I'm experimenting with a setup that is very much like the one detailed in the image here: https://raw.githubusercontent.com/Oreste-Luci/netflix-oss-example/master/netflix-oss-example.png
In my setup, I'm using a client application (https://www.joedog.org/siege-home/), a proxy (Zuul), a discovery service (Eureka) and a simple microservice. Everything is deployed on PWS.
I want to migrate from one version of my simple microservice to the next without any downtime. Initially I started out with the technique described here: https://docs.cloudfoundry.org/devguide/deploy-apps/blue-green.html
In my opinion, this approach is not "compatible" with a discovery service such as Eureka. In fact, the new version of my service is registered in Eureka and receives traffic even before I can remap all the routes (CF Router).
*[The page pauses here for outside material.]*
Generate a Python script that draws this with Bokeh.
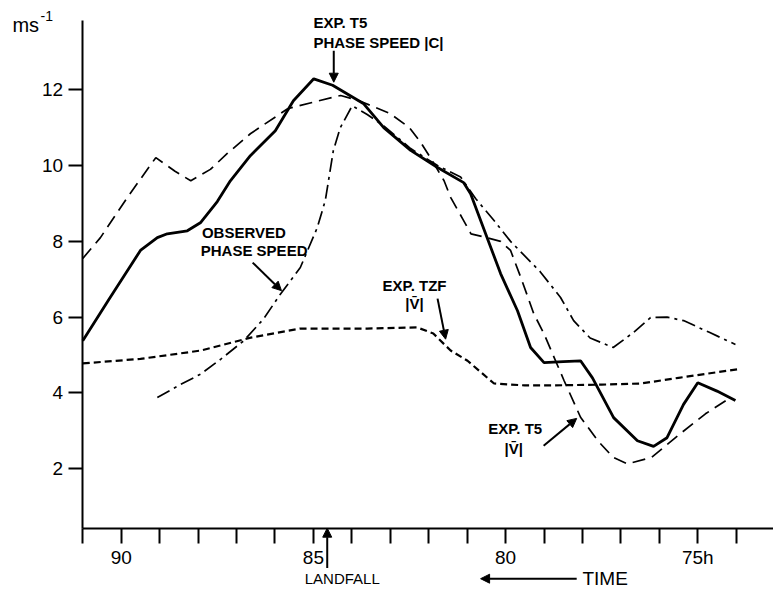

This lead me to another approach, in which I rely on the failover mechanisms in Spring Cloud/Netflix:
- I spin up a new (backwards compatible) version of my service.
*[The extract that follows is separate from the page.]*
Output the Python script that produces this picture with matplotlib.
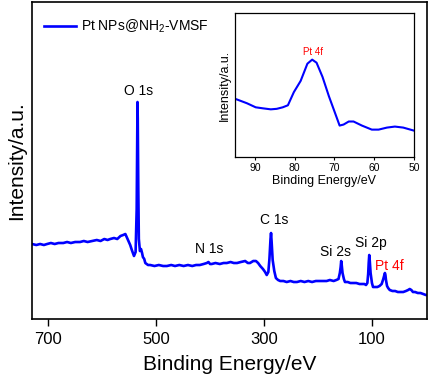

- When this version is picked up by Zuul/Eureka it starts getting 50% of the traffic.
- Once I verified that the new version works correctly I take down the "old" instance. (I just click the "stop" button in PWS)
As I understand, Zuul uses Ribbon (load-balancing) under the hood so in that split second where the old instance is still in Eureka but actually shutting down, I expect a retry on the new instance without any impact on the client.
However, my assumption is wrong. I get a few 502 errors in my client:
Lifting the server siege... done.
Transactions: 5305 hits
Availability: 99.96 %
Elapsed time: 59.61 secs
Data transferred: 26.06 MB
Response time: 0.17 secs
Transaction rate: 89.00 trans/sec
Throughput: 0.44 MB/sec
Concurrency: 14.96
Successful transactions: 5305
Failed transactions: 2
Longest transaction: 3.17
Shortest transaction: 0.14
Part of my application.yml
server:
port: ${PORT:8765}
info:
component: proxy
ribbon:
MaxAutoRetries: 2 # Max number of retries on the same server (excluding the first try)
MaxAutoRetriesNextServer: 2 # Max number of next servers to retry (excluding the first server)
OkToRetryOnAllOperations: true # Whether all operations can be retried for this client
ServerListRefreshInterval: 2000 # Interval to refresh the server list from the source
ConnectTimeout: 3000 # Connect timeout used by Apache HttpClient
ReadTimeout: 3000 # Read timeout used by Apache HttpClient
hystrix:
threadpool:
default:
coreSize: 50
maxQueueSize: 100
queueSizeRejectionThreshold: 50
command:
default:
execution:
isolation:
thread:
timeoutInMilliseconds: 10000
I'm not sure what goes wrong.
Is this a technical issue?
Or am I making the wrong assumptions (I did read somewhere that POSTs are not retried anyway, which I don't really understand)?
I'd love to hear how you do it.
Thanks, Andy